A new survey of rock art in western Arnhem Land has recorded 14 previously undocumented paintings of the thylacine, raising fresh questions about when the animal disappeared from the Australian mainland and underscoring the depth of First Nations knowledge that has kept the species’ story alive.
The images, along with two paintings of the Tasmanian devil, were documented at the Awunbarna and Injalak Hill rock shelters through work led by Griffith University researchers in partnership with local Traditional Owners. Some of the thylacine depictions include white pipe clay, a pigment researchers say does not last very long and may indicate the works were created more recently than long-standing extinction estimates would suggest.
Griffith rock art specialist Professor Paul Tacon said earlier research had placed the mainland disappearance of both species at around 3,000 years ago. But the presence of white pigment points to a younger age for at least some of the newly recorded images. “White doesn’t last very long — so they’re younger than we would expect” Tacon said.
Researchers cautioned that rock art can be repainted or copied over generations, meaning the paintings cannot, on their own, be treated as definitive proof that thylacines survived into the last millennium. Tacon noted there was also the possibility artists were emulating much older works, preserving an older visual tradition using newer materials.

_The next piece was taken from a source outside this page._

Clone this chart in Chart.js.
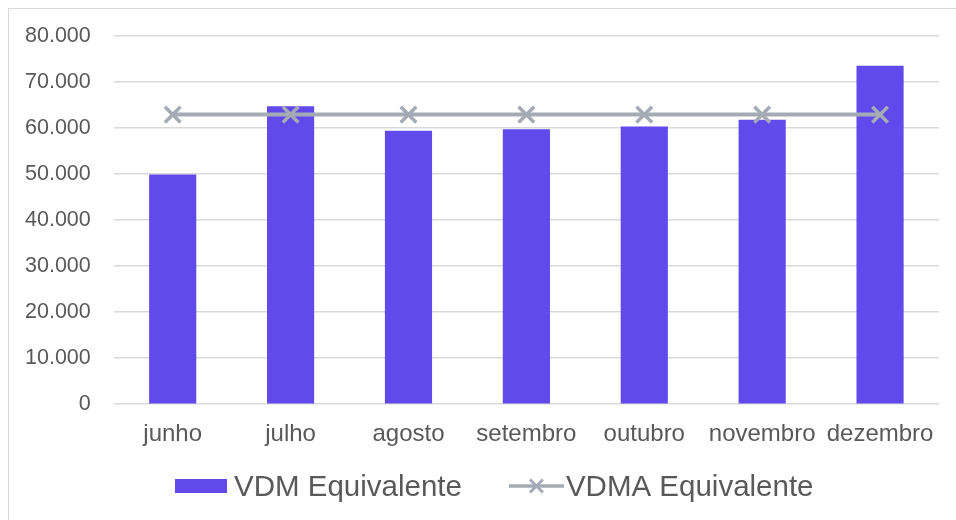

For Traditional Owners involved in the study, the paintings are not simply a scientific puzzle but part of a continuing cultural record. Djalama man Joey Nganjmirra, who worked with the Griffith team, said stories about thylacines remain embedded in local oral history. “They used to tell stories about going hunting with thylacines” he said.
The thylacine is known in the region as djankerrk and remains linked to broader ancestral narratives. The study team noted that Arnhem Land depictions often place thylacines alongside the Rainbow Serpent, a central figure in many Aboriginal Dreaming stories, highlighting the animal’s role as a cultural touchstone rather than a distant curiosity.
The findings, published in the journal Archaeology in Oceania, add to a growing body of collaborative research that pairs archaeological methods with Aboriginal knowledge holders’ expertise. While the work does not settle the question of when the thylacine vanished from the mainland, it strengthens the case for careful, site-by-site investigation — and for ensuring Traditional Owners are central to how that investigation is designed, interpreted and shared.